3. Their practice of going to expensive horizontal wells is a great way to maintain production as rising water gets close to the gas cap, but always presages catastrophic collapse when the two meet, at which point it is time to produce the gas.
Thinking that sa is going to increase output is an act of faith, based on people known to be biased saying "trust me." BTW, these same people said "we want lower prices" and "there are no buyers for our oil" last spring/early summer as their production declined and prices surged towards an all time record.
Looking at the larger view, it is not a coincidence that cantarell and the persian gulf giants are nearing the end of their productive lives simultaneously; all are very old, all have been hitting the horizontal viagra bottle, and their ends are near. Meanwhile, neither region has any new fields even found, much less under development... sa speaks of successful development of fields long abandoned. Regarding new production from the gom, none of the us gom rigs are even looking for oil; all are drilling for ng, and we are anyway losing rigs rapidly as sa poaches rigs from our gulf to drill in theirs.

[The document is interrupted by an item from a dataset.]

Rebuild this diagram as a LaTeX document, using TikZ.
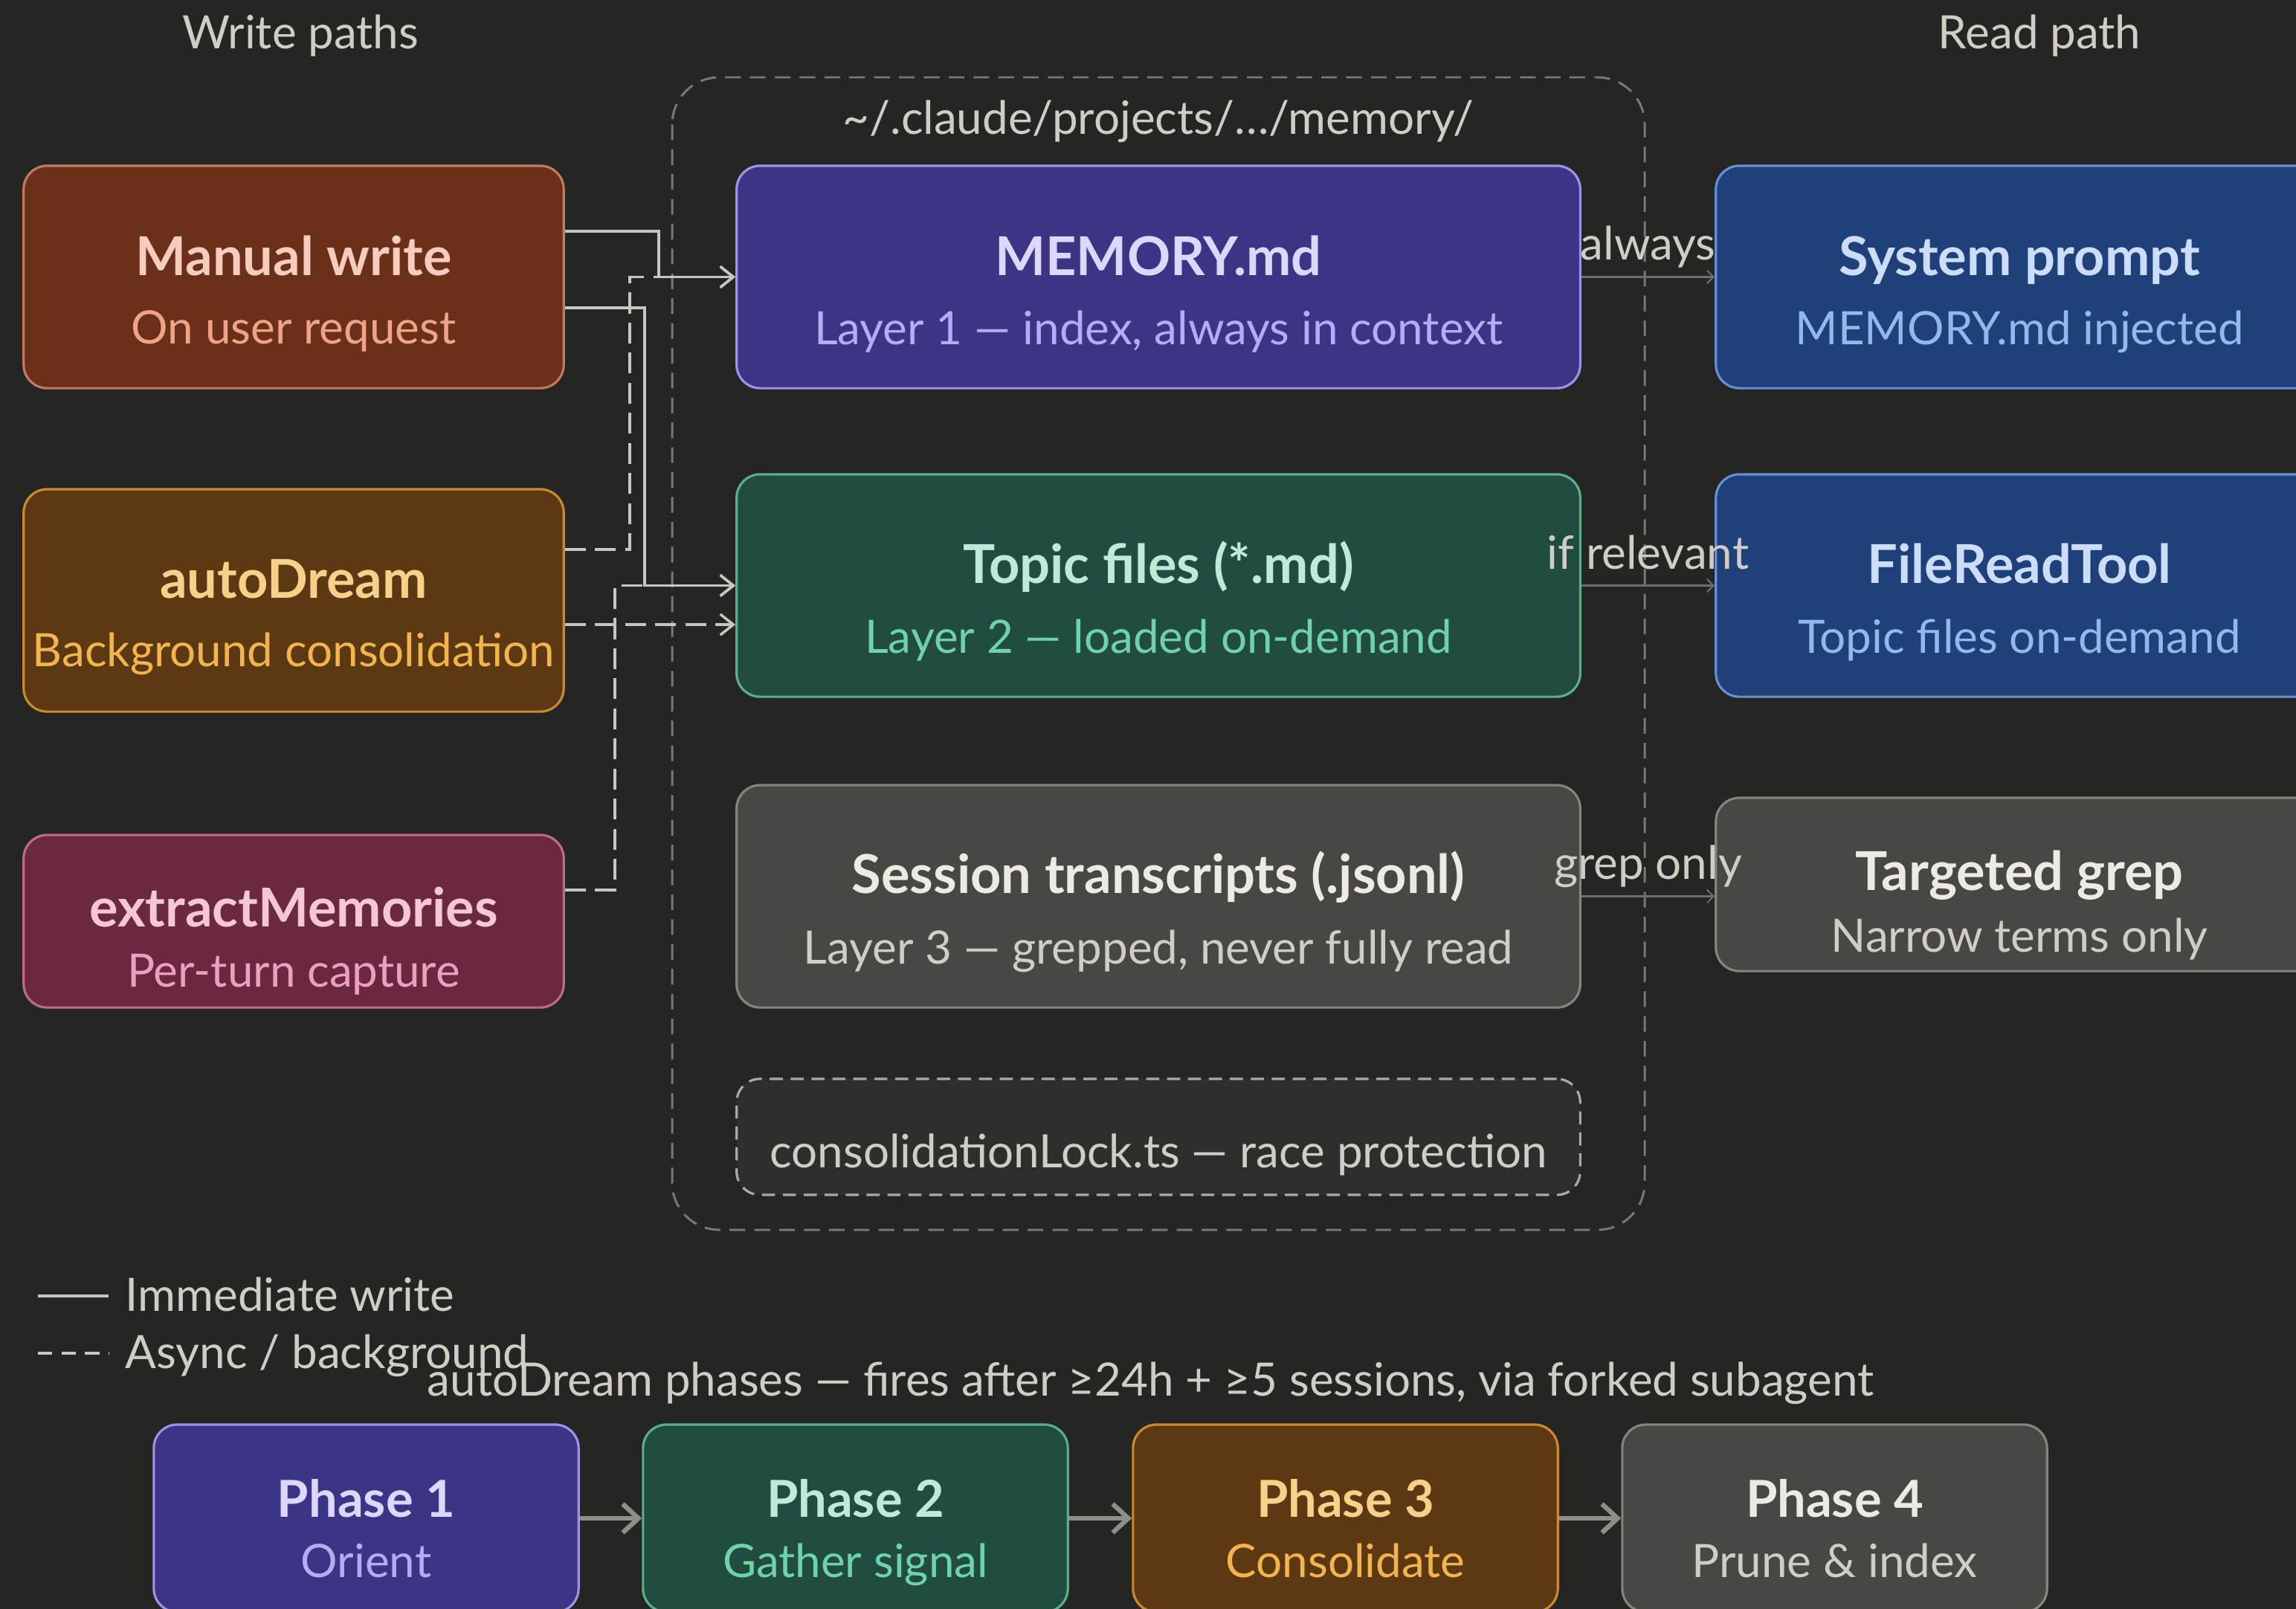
\documentclass[tikz,border=0pt]{standalone}
\usepackage{fontspec}
\setmainfont{Lato}
\usetikzlibrary{arrows.meta,calc}
\definecolor{bg}{HTML}{252523}
\definecolor{mwF}{HTML}{6B301A}\definecolor{mwD}{HTML}{C47A60}\definecolor{mwT}{HTML}{F6CDBD}\definecolor{mwS}{HTML}{EFA585}
\definecolor{adF}{HTML}{5C3912}\definecolor{adD}{HTML}{C98B2E}\definecolor{adT}{HTML}{F7D08A}\definecolor{adS}{HTML}{F2B54E}
\definecolor{emF}{HTML}{6A2841}\definecolor{emD}{HTML}{C06A88}\definecolor{emT}{HTML}{F5C6D6}\definecolor{emS}{HTML}{EE9EBF}
\definecolor{puF}{HTML}{3C3585}\definecolor{puD}{HTML}{9C94E6}\definecolor{puT}{HTML}{DCD8FD}\definecolor{puS}{HTML}{B4ACF5}
\definecolor{grF}{HTML}{214C3F}\definecolor{grD}{HTML}{5BAE8E}\definecolor{grT}{HTML}{BFEAD8}\definecolor{grS}{HTML}{6ED3AB}
\definecolor{gyF}{HTML}{474743}\definecolor{gyD}{HTML}{86847E}\definecolor{gyT}{HTML}{ECEAE2}\definecolor{gyS}{HTML}{CFCDC5}
\definecolor{blF}{HTML}{1F4079}\definecolor{blD}{HTML}{6690D4}\definecolor{blT}{HTML}{CBDDF8}\definecolor{blS}{HTML}{90B9EE}
\definecolor{lkF}{HTML}{2E2E2C}\definecolor{lkD}{HTML}{ACAAA4}
\definecolor{txt}{HTML}{CFCDC5}
\definecolor{wline}{HTML}{C8C6C0}
\definecolor{rline}{HTML}{6F6E69}
\definecolor{pline}{HTML}{8F8D87}
\definecolor{cont}{HTML}{7A7873}
\tikzset{
  card/.style 2 args={draw=#2, fill=#1, rounded corners=9pt, line width=0.9pt, inner sep=0pt},
  ttl/.style={font=\fontsize{20.5}{25}\selectfont\bfseries, anchor=base, inner sep=0pt},
  pttl/.style={ttl, font=\fontsize{19.5}{24}\selectfont\bfseries},
  sub/.style={font=\fontsize{17.6}{22}\selectfont, anchor=base, inner sep=0pt},
  lbl/.style={font=\fontsize{17.6}{22}\selectfont, text=txt, anchor=base, inner sep=0pt},
  wr/.style={draw=wline, line width=1pt, -{Straight Barb[length=5pt,width=8pt]}},
  async/.style={wr, dash pattern=on 8pt off 3.5pt},
  rd/.style={draw=rline, line width=0.6pt, -{Straight Barb[length=2.5pt,width=5pt]}},
  ph/.style={draw=pline, line width=1.8pt, -{Straight Barb[length=6pt,width=11pt]}},
}
\begin{document}
\begin{tikzpicture}[x=0.01cm,y=-0.01cm]
\useasboundingbox (0,0) rectangle (3088,2163);
\fill[bg] (-10,-10) rectangle (3100,2180);
% container
\draw[cont, line width=0.85pt, dash pattern=on 6pt off 3.5pt, rounded corners=18pt] (904,104) rectangle (2212,1654);
\node[lbl] (contl) at (1558,180) {\textasciitilde/.claude/projects/…/memory/};
% headings
\node[lbl] (wph) at (404,65) {Write paths};
\node[lbl] (rph) at (2743,65) {Read path};
% write sources
\node[card={mwF}{mwD}, minimum width=7.26cm, minimum height=2.99cm] (mw) at (395,372.5) {};
\node[ttl, text=mwT] (mwt) at (395,370) {Manual write};
\node[sub, text=mwS] (mws) at (395,462) {On user request};
\node[card={adF}{adD}, minimum width=7.26cm, minimum height=2.99cm] (ad) at (395,807.5) {};
\node[ttl, text=adT] (adt) at (395,804) {autoDream};
\node[sub, text=adS] (ads) at (395,896) {Background consolidation};
\node[card={emF}{emD}, minimum width=7.26cm, minimum height=2.32cm] (em) at (395,1239) {};
\node[ttl, text=emT] (emt) at (395,1246) {extractMemories};
\node[sub, text=emS] (ems) at (395,1327) {Per-turn capture};
% memory layers
\node[card={puF}{puD}, minimum width=11.34cm, minimum height=2.99cm] (mem) at (1558,372.5) {};
\node[ttl, text=puT] (memt) at (1558,370) {MEMORY.md};
\node[sub, text=puS] (mems) at (1558,463) {Layer 1 — index, always in context};
\node[card={grF}{grD}, minimum width=11.34cm, minimum height=2.99cm] (top) at (1558,787.5) {};
\node[ttl, text=grT] (topt) at (1558,784) {Topic files (*.md)};
\node[sub, text=grS] (tops) at (1558,878) {Layer 2 — loaded on-demand};
\node[card={gyF}{gyD}, minimum width=11.34cm, minimum height=2.99cm] (ses) at (1558,1205.5) {};
\node[ttl, text=gyT] (sest) at (1558,1201) {Session transcripts (.jsonl)};
\node[sub, text=gyS] (sess) at (1558,1296) {Layer 3 — grepped, never fully read};
\node[card={lkF}{lkD}, dash pattern=on 5pt off 3pt, minimum width=11.34cm, minimum height=1.56cm] (lock) at (1558,1529) {};
\node[sub, text=gyS] (lockt) at (1558,1570) {consolidationLock.ts — race protection};
% read targets
\node[card={blF}{blD}, minimum width=8.16cm, minimum height=2.99cm] (sys) at (2716,372.5) {};
\node[ttl, text=blT] (syst) at (2716,370) {System prompt};
\node[sub, text=blS] (syss) at (2716,463) {MEMORY.md injected};
\node[card={blF}{blD}, minimum width=8.16cm, minimum height=2.99cm] (frt) at (2716,787.5) {};
\node[ttl, text=blT] (frtt) at (2716,784) {FileReadTool};
\node[sub, text=blS] (frts) at (2716,878) {Topic files on-demand};
\node[card={gyF}{gyD}, minimum width=8.16cm, minimum height=2.33cm] (grep) at (2716,1189.5) {};
\node[ttl, text=gyT] (grept) at (2716,1197) {Targeted grep};
\node[sub, text=gyS] (greps) at (2716,1280) {Narrow terms only};
% write connectors
\draw[async] ([yshift=0.685cm]ad.east) -- ++(87,0) |- (mem.west);
\draw[async] ([yshift=0.42cm]em.east) -- ++(67,0) |- (top.west);
\draw[async] ([yshift=-0.325cm]ad.east) coordinate (adx) -- (adx -| top.west);
\draw[wr] ([yshift=0.615cm]mw.east) -- ++(126,0) |- (mem.west);
\draw[wr] ([yshift=-0.415cm]mw.east) -- ++(107,0) |- (top.west);
% read connectors
\draw[rd] (mem.east) -- node[lbl, yshift=0.225cm] (l1) {always} (sys.west);
\draw[rd] (top.east) -- node[lbl, yshift=0.225cm] (l2) {if relevant} (frt.west);
\draw[rd] (ses.east) -- node[lbl, yshift=0.235cm] (l3) {grep only} (ses.east -| grep.west);
% legend
\coordinate (la1) at (51,1743); \coordinate (lb1) at (146,1743);
\coordinate (la2) at (51,1820); \coordinate (lb2) at (146,1820);
\draw[wline, line width=1pt] (la1) -- (lb1);
\draw[wline, line width=1pt, dash pattern=on 5.5pt off 3.5pt] (la2) -- (lb2);
\node[lbl, anchor=base west] (lg1) at (168,1763) {Immediate write};
\node[lbl, anchor=base west] (lg2) at (168,1840) {Async / background};
\node[lbl, anchor=base west] (phc) at (574,1877) {autoDream phases — fires after ≥24h + ≥5 sessions, via forked subagent};
% phases
\node[card={puF}{puD}, minimum width=5.71cm, minimum height=2.52cm] (p1) at (492.5,2042) {};
\node[pttl, text=puT] (p1t) at (492.5,2040) {Phase 1};
\node[sub, text=puS] (p1s) at (492.5,2121) {Orient};
\node[card={grF}{grD}, minimum width=5.71cm, minimum height=2.52cm] (p2) at (1150.5,2042) {};
\node[pttl, text=grT] (p2t) at (1150.5,2040) {Phase 2};
\node[sub, text=grS] (p2s) at (1150.5,2121) {Gather signal};
\node[card={adF}{adD}, minimum width=5.71cm, minimum height=2.52cm] (p3) at (1809.5,2042) {};
\node[pttl, text=adT] (p3t) at (1809.5,2040) {Phase 3};
\node[sub, text=adS] (p3s) at (1809.5,2121) {Consolidate};
\node[card={gyF}{gyD}, minimum width=5.71cm, minimum height=2.52cm] (p4) at (2467.5,2042) {};
\node[pttl, text=gyT] (p4t) at (2467.5,2040) {Phase 4};
\node[sub, text=gyS] (p4s) at (2467.5,2121) {Prune \& index};
\draw[ph] (p1.east) -- (p2.west);
\draw[ph] (p2.east) -- (p3.west);
\draw[ph] (p3.east) -- (p4.west);
\end{tikzpicture}
\end{document}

Iraq is of course a biq question. It is hard to see that the minority sunnis will ever accept domination by the shias. Think of the arab/israeli conflict, or northern ireland; it will take years, maybe decades, of conflict before the two sides are so sick of the lack of peace that they will make the concessions necessary to bring it about. IMO iraq will prserve its treasure until years after peak, and there is no assurance that the fields will not be further damaged in the interim.
Regarding Iran, there are signs that rapid decline is approaching fast. Meanwhile, kuwait has acknolwedged that burgan is in decline... I assume that this old field has also resroted to horizontal wells, but don't know. And, China has stated that daqing is also now declining.
I suggest, as an exercise, adjusting your bottom up analysis by assuming that mexico, all persian gulf, and gom all decline at about 10%/year.
Finally, your prediction, just like Chirs', expected that end 06 production would be 2-3Mb/d higher than it is. What went wrong? Did some fields you assumed would be on line in 06 not start on time? In this case, perhaps it would be good to assume that scheduled start ups, in this period where there are not enough rigs to go around, will mostly be late. OTOH, if the projects and their production came on line as you expected, then it would seem that the only thing left is higher declines than you expected (and presumably you have the data to back out what this higher decline rate is, something I have asked freddy for). In this case, it is probably not enough to adjust your 07 forecast to the 06 decline rate; probably better to assume that every year the rate will increase, just as it must have done from 05 to 06.
The flat 06 production of course has absolutely nothing to do with supply (productive capacity) but everything to do with demand - high prices have suppressed demand - whilst stimulating exploration and production spend - though not so much activity as most of the money has gone into the coffers of Schlumberger and Baker.
Perhaps. But if supply isn't really there, it has everything to do with supply. It is interesting that six out of the eight largest oil producers are showing declining production in 2006 ( Saudi Arabia, Russia, United States, Iran, Norway, and Venezuela). Of the remaining two of the top eight, China has announced oil production will be lower in 2007. That leaves Russia. I sure hope their production does well in 2007!
Yes, careful not to mention the 1mmbpd BTC pipeline, Angola and Brazil - you gotta look at both sides of the coin. I still believe that the KSA decline in production is voluntary as stated - they're making way for all that new supply from other areas like they have done for as long as I can remember.
Euan, u are ofcourse correct. Upon attaining the world supply record in July of 86.13-mbd, it was almost immediately discoverd that 1.9-mbd was surplus and taken up at bargain rates for inventories around the world. That realization brought upon us the present regime.
Now in Jan/Feb we face a similar Demand Call, but this one does not have its foundation on speculation and perceived Demand and the price is justifiabley climbing with OPEC unable to deliver on its end due to its attempts at pricing maniplation.
I think discussions on the relative merits of one another’s forecasts is rather fruitless by email. I am sure I have lots of individual forecasts wrong, but hope that the overall picture is in the ball park. The point of the paper was to demonstrate a point to non-scientists who do not use data to back up assertions – but you are (mostly?) scientists. I did have significant decline for Cantarell for example but perhaps overestimated growth in some other Mexican fields that partly compensated. In 2006 OPEC (SA) did begin to restrict output again (of largely heavier oil) and remember I include a notional refinery gain which will depend on demand for products.
However, being a pragmatist I agree with everyone’s comments where they discuss specific issues (especially those last few above) and admittedly I am more likely to have been forecasting higher developed capacity values than actual produced volumes because I take little account of political and other one-off events before they happen (eg Thunder Horse). And in particular the effect of increased nationalism may have a significant effect on investment levels in capacity, especially in Latin America. Thanks for all the constructive comments, I will be taking everything into account as my work in progress proceeds.
Best wishes
Freddy - I guess you would agree that pre-peak, forecasters need to forecast demand. Demand is moderated by price and price is moderated in very general terms by surplus supply capacity and where that suplus resides. Much of it resides in KSA who as you point out further up the thread will continue to produce at below capacity.
One thing that Michael's work shows is that suplus conventional oil capacity is very tight in the years ahead and it is only the expanding non-conventional liquids that provide a comfortable cussion. Michael indicates around 5 mmbpd surplus, and assuming the non-conventionals get consumed, then we will have around 5 mmbpd of conserved conventional - and this will need to be added to the down curve - conserving conventional supply for the future - which is what you said KSA will do.